Activity #5:

 Orientation: This activity allows students to demonstrate the size relationships of cells, bacteria, viruses, and large molecules. Except for large eggs, cells, bacteria, viruses, and large molecules cannot be seen with the naked eye. Viruses and large molecules are too small to be seen even with a light microscope. The size differences are illustrated by the diagram shown at the top of the "What We Know" section (click here to see again). Instructions: 1.  Note that chart is on a logarithmic scale. That is, each major size marker is 10 times greater than the previous one.
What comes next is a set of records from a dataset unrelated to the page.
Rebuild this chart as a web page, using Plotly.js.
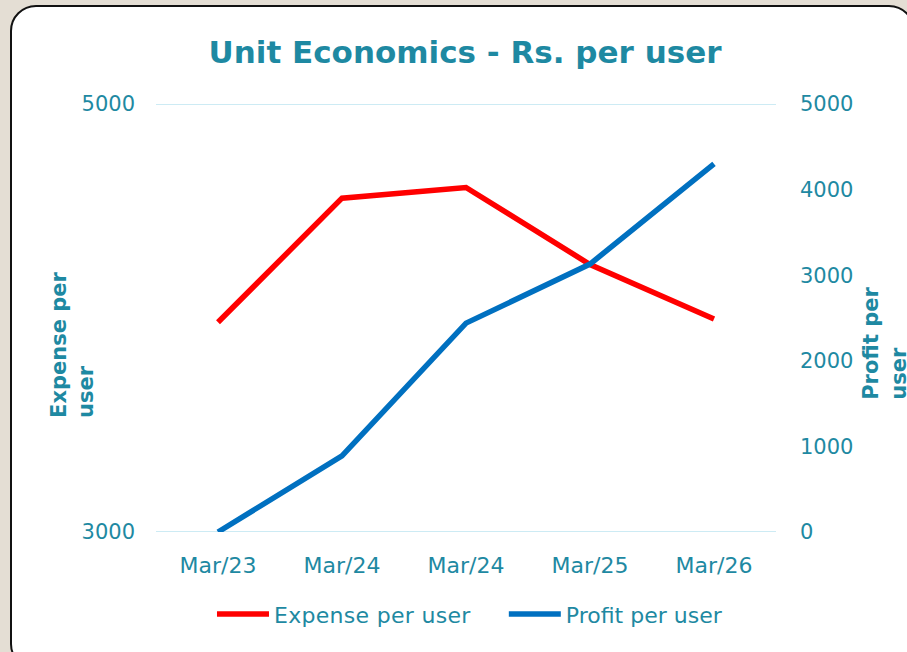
<!DOCTYPE html>
<html><head><meta charset="utf-8">
<script src="https://cdn.plot.ly/plotly-3.0.1.min.js"></script>
<style>
html,body{margin:0;padding:0;background:#e4ded4;width:907px;height:652px;overflow:hidden;}
#frame{position:absolute;left:10px;top:5px;width:905px;height:665px;border:2px solid #111;border-radius:26px;background:#fff;box-sizing:border-box;}
#chart{position:absolute;left:0;top:0;width:907px;height:652px;}
#chart .legendtext{letter-spacing:0.3px;}
</style></head>
<body>
<div id="frame"></div>
<div id="chart"></div>
<script>
const categories = ["Mar/23", "Mar/24", "Mar/24", "Mar/25", "Mar/26"];
const expensePerUser = [3980, 4560, 4610, 4250, 3995];
const profitPerUser = [0, 890, 2440, 3130, 4300];
const leftTicks = [3000, 5000];

const xIdx = categories.map((_, i) => i);
const teal = "#1e89a2";
const gridColor = "#cdebf4";
const font = "DejaVu Sans, Verdana, sans-serif";

const traces = [
  {x: xIdx, y: expensePerUser, name: "Expense per user", type: "scatter", mode: "lines",
   line: {color: "#ff0000", width: 5.5}, yaxis: "y", legend: "legend"},
  {x: xIdx, y: profitPerUser, name: "Profit per user", type: "scatter", mode: "lines",
   line: {color: "#0070c0", width: 5.5}, yaxis: "y2", legend: "legend2"}
];

const gridShapes = leftTicks.map(v => ({
  type: "line", xref: "paper", yref: "y", x0: 0, x1: 1, y0: v, y1: v, layer: "below",
  line: {color: gridColor, width: 2}
}));

const legendBase = {orientation: "h", xanchor: "left", y: -0.143, yanchor: "top", itemwidth: 52,
                    font: {family: font, size: 22, color: teal}, bgcolor: "rgba(0,0,0,0)"};

const layout = {
  width: 907, height: 652,
  paper_bgcolor: "rgba(0,0,0,0)", plot_bgcolor: "rgba(0,0,0,0)",
  margin: {l: 156, r: 131, t: 104, b: 120},
  font: {family: font, color: teal, size: 20},
  title: {text: "<b>Unit Economics - Rs. per user</b>", x: 0.5127, xanchor: "center", y: 1, yref: "paper", yanchor: "bottom",
          pad: {b: 41}, font: {family: font, size: 31, color: teal}},
  showlegend: true,
  legend: Object.assign({}, legendBase, {x: 0.0903}),
  legend2: Object.assign({}, legendBase, {x: 0.561}),
  xaxis: {range: [-0.5, 4.5], tickvals: xIdx, ticktext: categories, showgrid: false, zeroline: false,
          showline: false, ticks: "", tickfont: {size: 22, color: teal}, ticklabelstandoff: 18},
  yaxis: {range: [3000, 5000], tickvals: leftTicks, showgrid: false,
          zeroline: false, showline: false, ticks: "", tickfont: {size: 21, color: teal}, ticklabelstandoff: 20},
  yaxis2: {range: [0, 5000], dtick: 1000, overlaying: "y", side: "right", showgrid: false, zeroline: false,
           showline: false, ticks: "", tickfont: {size: 21, color: teal}, ticklabelstandoff: 23},
  shapes: gridShapes,
  annotations: [
    {text: "<b>Expense per<br>user</b>", textangle: -90, xref: "paper", yref: "paper", x: -0.134, y: 0.437,
     xanchor: "center", yanchor: "middle", align: "left", showarrow: false, font: {family: font, size: 21, color: teal}},
    {text: "<b>Profit per<br>user</b>", textangle: -90, xref: "paper", yref: "paper", x: 1.176, y: 0.44,
     xanchor: "center", yanchor: "middle", align: "left", showarrow: false, font: {family: font, size: 21, color: teal}}
  ]
};

Plotly.newPlot("chart", traces, layout, {displayModeBar: false, staticPlot: true});
</script>
</body></html>
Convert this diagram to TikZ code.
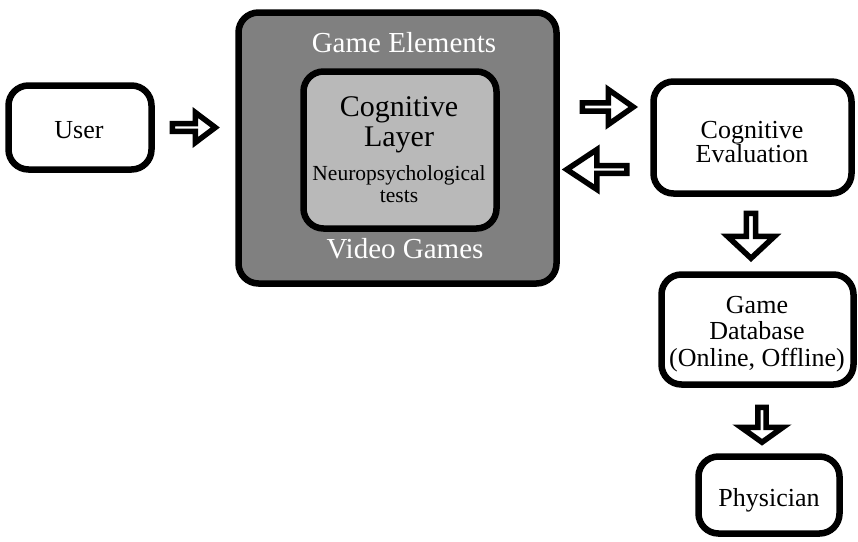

For example, 1 cm is 10 times longer than 1 mm, 1 mm is 10 times longer than 100 micrometer (0.1 mm), 100 micrometers is 10 times longer than 1 micrometer, etc. 2.  Assume the following typical sizes for the purposes of this demonstration: frog egg = 10-3 meters (.001 meters or 1 mm) large cell = 10-4 meters (you finish the math on worksheet) large bacterium = 10-5 meters (you finish the math on worksheet) large virus - 10-7 meters (you finish the math on worksheet) large molecule = 10-8 meters (you finish the math on worksheet) 3.  Let a 2 liter plastic cola bottle represent the size of a frog egg. Fill the bottle with water and use a proportional amount to represent the size of each of the other items. Example: a large cell is 1/10 the size of a frog egg, so you would use 200 ml of liquid to represent the size of a large cell. 4.  Calculate how much liquid you would need to represent the size of a large bacterium, a large virus, and a large molecule. 5.  Put the calculated amount in a container so you can actually see the differences in amount. Containers and measuring devices needed: 2 liter cola bottle, a beaker than can hold and measure up to 0.5 liters, a 1 ml syringe (insulin syringe), and a microliter syringe (you could use a 1 ml syringe to estimate but the amount will not be accurate). For the last two volumes of liquid, the amount of water you would need is so small you can just squirt it on a table top.

 Review of the Assignment 1.  Review how you calculated the differences in size 2.  Review how you were able to see the comparison in sizes, using volumes of liquid that were proportional to the size of molecules, viruses, bacteria, and cells.